Contributed Surplus Account
The Company's Contributed Surplus Account as defined by Bermuda law, consists of amounts previously recorded as share premium, transferred to Contributed Surplus Account when resolutions are adopted by the Company's shareholders to make Share Premium Fund distributable or available for other purposes. As indicated by the laws governing the Company, the Contributed Surplus Account can be used for dividend distribution and to cover accumulated losses from its operations.

For the year ended December 31, 2017 the Company paid a dividend of $59.1 million, which was charged to the Contributed Surplus Account, and on December 12, 2017 the Company's Annual General Meeting voted to reduce the Share Premium Fund by $215.5 million, which was transferred to the Contributed Surplus Account. For the year ended December 31, 2016 the Company paid a dividend of $125.7 million, which was charged to the Contributed Surplus Account. The Company's Contributed Surplus account was $796.8 million and $640.5 million per December 31, 2017 and 2016, respectively.
 
Shareholders' Rights Plan
In 2007, the Board of Directors adopted a shareholders' rights agreement and declared a dividend of one preferred share purchase right to purchase one one-thousandth of a Series A Participating Preferred Share for each outstanding common share, par value $0.01 per share. The dividend was payable on February 27, 2007, to shareholders of record on that date. Each right entitles the registered holder to purchase from the Company one one-thousandth of a Series A Participating Preferred Share at an exercise price of $115, subject to adjustment. The Company can redeem the rights at any time prior to a public announcement that a person has acquired ownership of 15% or more of the Company's common shares.
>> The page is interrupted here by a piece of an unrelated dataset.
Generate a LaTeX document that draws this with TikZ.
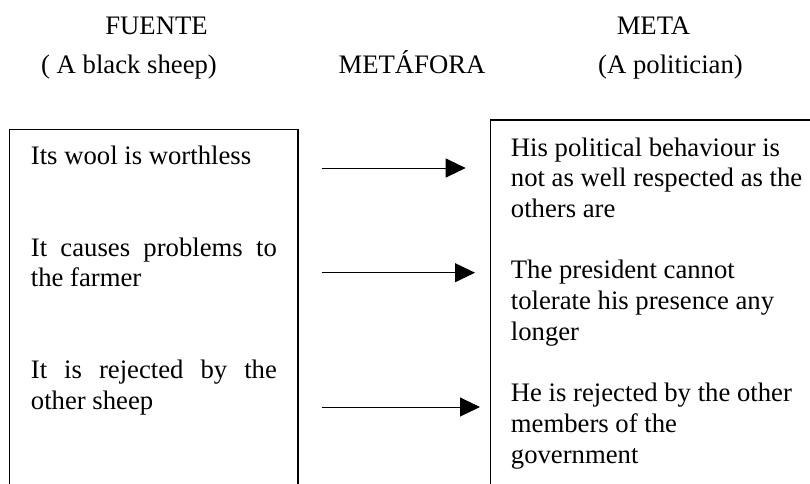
\documentclass[tikz,border=0pt]{standalone}
\usepackage{fontspec}
\setmainfont{Liberation Serif}
\usetikzlibrary{arrows.meta}
\begin{document}
\begin{tikzpicture}[x=1pt,y=-1pt,
  frame/.style={line width=1.2pt},
  link/.style={line width=1pt,-{Triangle[length=20pt,width=19pt]}},
  txt/.style={inner sep=0pt,anchor=base west,font=\fontsize{26.7}{30.7}\selectfont},
  head/.style={inner sep=0pt,anchor=base,font=\fontsize{26.7}{30.7}\selectfont}]
\useasboundingbox (0,0) rectangle (810,483);

% column headings
\node[head] (fuente) at (156.5,34) {FUENTE};
\node[head] (meta) at (653.5,34) {META};
\node[head] (src) at (129,73) {( A black sheep)};
\node[head] (metafora) at (412,73) {METÁFORA};
\node[head] (tgt) at (670.5,73) {(A politician)};

% the two open-bottomed frames
\draw[frame] (9.7,490) |- (298,129.3) -- (298,490);
\draw[frame] (490.7,490) |- (815,120);

% source domain
\node[txt] (s1) at (30.7,164) {\parbox[t]{246pt}{Its wool is worthless}};
\node[txt] (s2) at (30.7,256.1) {\parbox[t]{246pt}{\makebox[246pt][s]{It causes problems to}\\the farmer}};
\node[txt] (s3) at (30.7,378.9) {\parbox[t]{246pt}{\makebox[246pt][s]{It is rejected by the}\\other sheep}};

% target domain
\node[txt] (t1) at (510.7,156) {\parbox[t]{300pt}{His political behaviour is\\not as well respected as the\\others are}};
\node[txt] (t2) at (510.7,278.8) {\parbox[t]{300pt}{The president cannot\\tolerate his presence any\\longer}};
\node[txt] (t3) at (510.7,401.6) {\parbox[t]{300pt}{He is rejected by the other\\members of the\\government}};

% mapping arrows
\coordinate (a1s) at (321.7,168);
\coordinate (a1e) at (465.7,168);
\coordinate (a2s) at (321.7,272.7);
\coordinate (a2e) at (475,272.7);
\coordinate (a3s) at (321.7,407);
\coordinate (a3e) at (480,407);
\draw[link] (a1s) -- (a1e);
\draw[link] (a2s) -- (a2e);
\draw[link] (a3s) -- (a3e);
\end{tikzpicture}
\end{document}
In 2013 a registration statement on Form F-3 was declared effective by the SEC relating to the Dividend Reinvestment and Direct Stock Purchase Plan for 1,664,450 common shares to allow existing shareholders to purchase additional common shares by reinvesting all or a portion of the dividends paid on their common shares and by making optional cash investments and new investors to enter into the plan by making an initial investment.
 
On June 16, 2017, the Board of Directors, after its expiration, adopted a new shareholders' rights agreement and declared a dividend of one preferred share purchase right to purchase one one-thousandth of a Series A Participating Preferred Share of the Company for each outstanding common share, par value $0.01 per share. The dividend was payable on June 26, 2017 to shareholders of record on that date. Each right entitles the registered holder to purchase from us one one-thousandth of a Series A Participating Preferred Share of the Company at an exercise price of $30.00, subject to adjustment. The Company can redeem the rights at any time prior to a public announcement that a person or group has acquired ownership of 15% or more of the Company's common shares. As at December 31, 2017, no shares were issued pursuant to the plan.

This shareholders' rights plan was designed to enable us to protect shareholder interests in the event that an unsolicited attempt is made for a business combination with, or a takeover of, the Company. Our shareholders' rights plan is not intended to deter offers that the Board determines are in the best interests of our shareholders.